→ Task
All lines from the beginning of the listing through the line with "font=dict(size=10, color=TXT, family=FONT)))" are to be copied word for word; the pictures are not.

→ Available data
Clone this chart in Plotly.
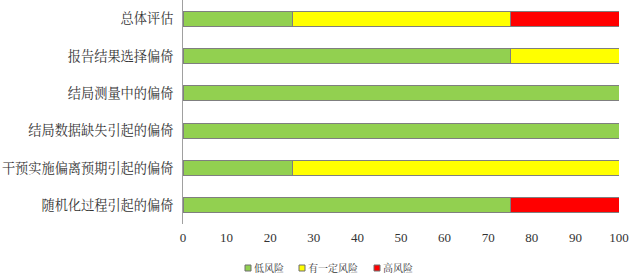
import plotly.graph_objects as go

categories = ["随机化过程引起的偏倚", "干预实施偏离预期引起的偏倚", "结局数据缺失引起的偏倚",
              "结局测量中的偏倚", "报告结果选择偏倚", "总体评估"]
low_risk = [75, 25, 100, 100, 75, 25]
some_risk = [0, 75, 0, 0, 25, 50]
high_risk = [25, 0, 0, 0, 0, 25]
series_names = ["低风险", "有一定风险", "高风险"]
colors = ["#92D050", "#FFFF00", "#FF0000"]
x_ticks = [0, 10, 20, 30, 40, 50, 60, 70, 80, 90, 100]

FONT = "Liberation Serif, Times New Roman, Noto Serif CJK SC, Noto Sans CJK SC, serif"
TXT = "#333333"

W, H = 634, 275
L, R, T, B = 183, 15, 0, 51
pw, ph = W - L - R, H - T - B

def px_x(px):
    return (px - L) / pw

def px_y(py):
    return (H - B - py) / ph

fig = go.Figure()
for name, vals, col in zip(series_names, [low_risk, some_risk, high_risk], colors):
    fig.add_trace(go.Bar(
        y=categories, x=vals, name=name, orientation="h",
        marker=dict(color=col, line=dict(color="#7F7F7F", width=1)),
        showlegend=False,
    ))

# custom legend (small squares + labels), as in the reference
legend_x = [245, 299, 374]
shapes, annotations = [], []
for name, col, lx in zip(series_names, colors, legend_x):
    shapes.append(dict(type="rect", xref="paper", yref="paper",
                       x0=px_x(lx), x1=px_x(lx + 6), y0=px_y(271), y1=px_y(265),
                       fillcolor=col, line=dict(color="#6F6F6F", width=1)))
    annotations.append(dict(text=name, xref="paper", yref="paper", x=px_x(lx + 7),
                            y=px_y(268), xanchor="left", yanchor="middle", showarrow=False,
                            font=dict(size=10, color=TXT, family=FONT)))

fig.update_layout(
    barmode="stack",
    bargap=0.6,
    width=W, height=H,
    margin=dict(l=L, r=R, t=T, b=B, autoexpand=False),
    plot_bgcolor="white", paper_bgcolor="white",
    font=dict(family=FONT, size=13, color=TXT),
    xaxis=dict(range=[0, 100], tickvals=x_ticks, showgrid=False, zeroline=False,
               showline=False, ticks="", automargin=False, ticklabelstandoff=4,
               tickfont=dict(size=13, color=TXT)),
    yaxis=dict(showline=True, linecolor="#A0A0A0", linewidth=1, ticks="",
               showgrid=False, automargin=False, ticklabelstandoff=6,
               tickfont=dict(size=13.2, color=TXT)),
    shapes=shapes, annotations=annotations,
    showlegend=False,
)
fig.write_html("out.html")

→ Expected answer
Clone this chart in Plotly.
import plotly.graph_objects as go

categories = ["随机化过程引起的偏倚", "干预实施偏离预期引起的偏倚", "结局数据缺失引起的偏倚",
              "结局测量中的偏倚", "报告结果选择偏倚", "总体评估"]
low_risk = [75, 25, 100, 100, 75, 25]
some_risk = [0, 75, 0, 0, 25, 50]
high_risk = [25, 0, 0, 0, 0, 25]
series_names = ["低风险", "有一定风险", "高风险"]
colors = ["#92D050", "#FFFF00", "#FF0000"]
x_ticks = [0, 10, 20, 30, 40, 50, 60, 70, 80, 90, 100]

FONT = "Liberation Serif, Times New Roman, Noto Serif CJK SC, Noto Sans CJK SC, serif"
TXT = "#333333"

W, H = 634, 275
L, R, T, B = 183, 15, 0, 51
pw, ph = W - L - R, H - T - B

def px_x(px):
    return (px - L) / pw

def px_y(py):
    return (H - B - py) / ph

fig = go.Figure()
for name, vals, col in zip(series_names, [low_risk, some_risk, high_risk], colors):
    fig.add_trace(go.Bar(
        y=categories, x=vals, name=name, orientation="h",
        marker=dict(color=col, line=dict(color="#7F7F7F", width=1)),
        showlegend=False,
    ))

# custom legend (small squares + labels), as in the reference
legend_x = [245, 299, 374]
shapes, annotations = [], []
for name, col, lx in zip(series_names, colors, legend_x):
    shapes.append(dict(type="rect", xref="paper", yref="paper",
                       x0=px_x(lx), x1=px_x(lx + 6), y0=px_y(271), y1=px_y(265),
                       fillcolor=col, line=dict(color="#6F6F6F", width=1)))
    annotations.append(dict(text=name, xref="paper", yref="paper", x=px_x(lx + 7),
                            y=px_y(268), xanchor="left", yanchor="middle", showarrow=False,
                            font=dict(size=10, color=TXT, family=FONT)))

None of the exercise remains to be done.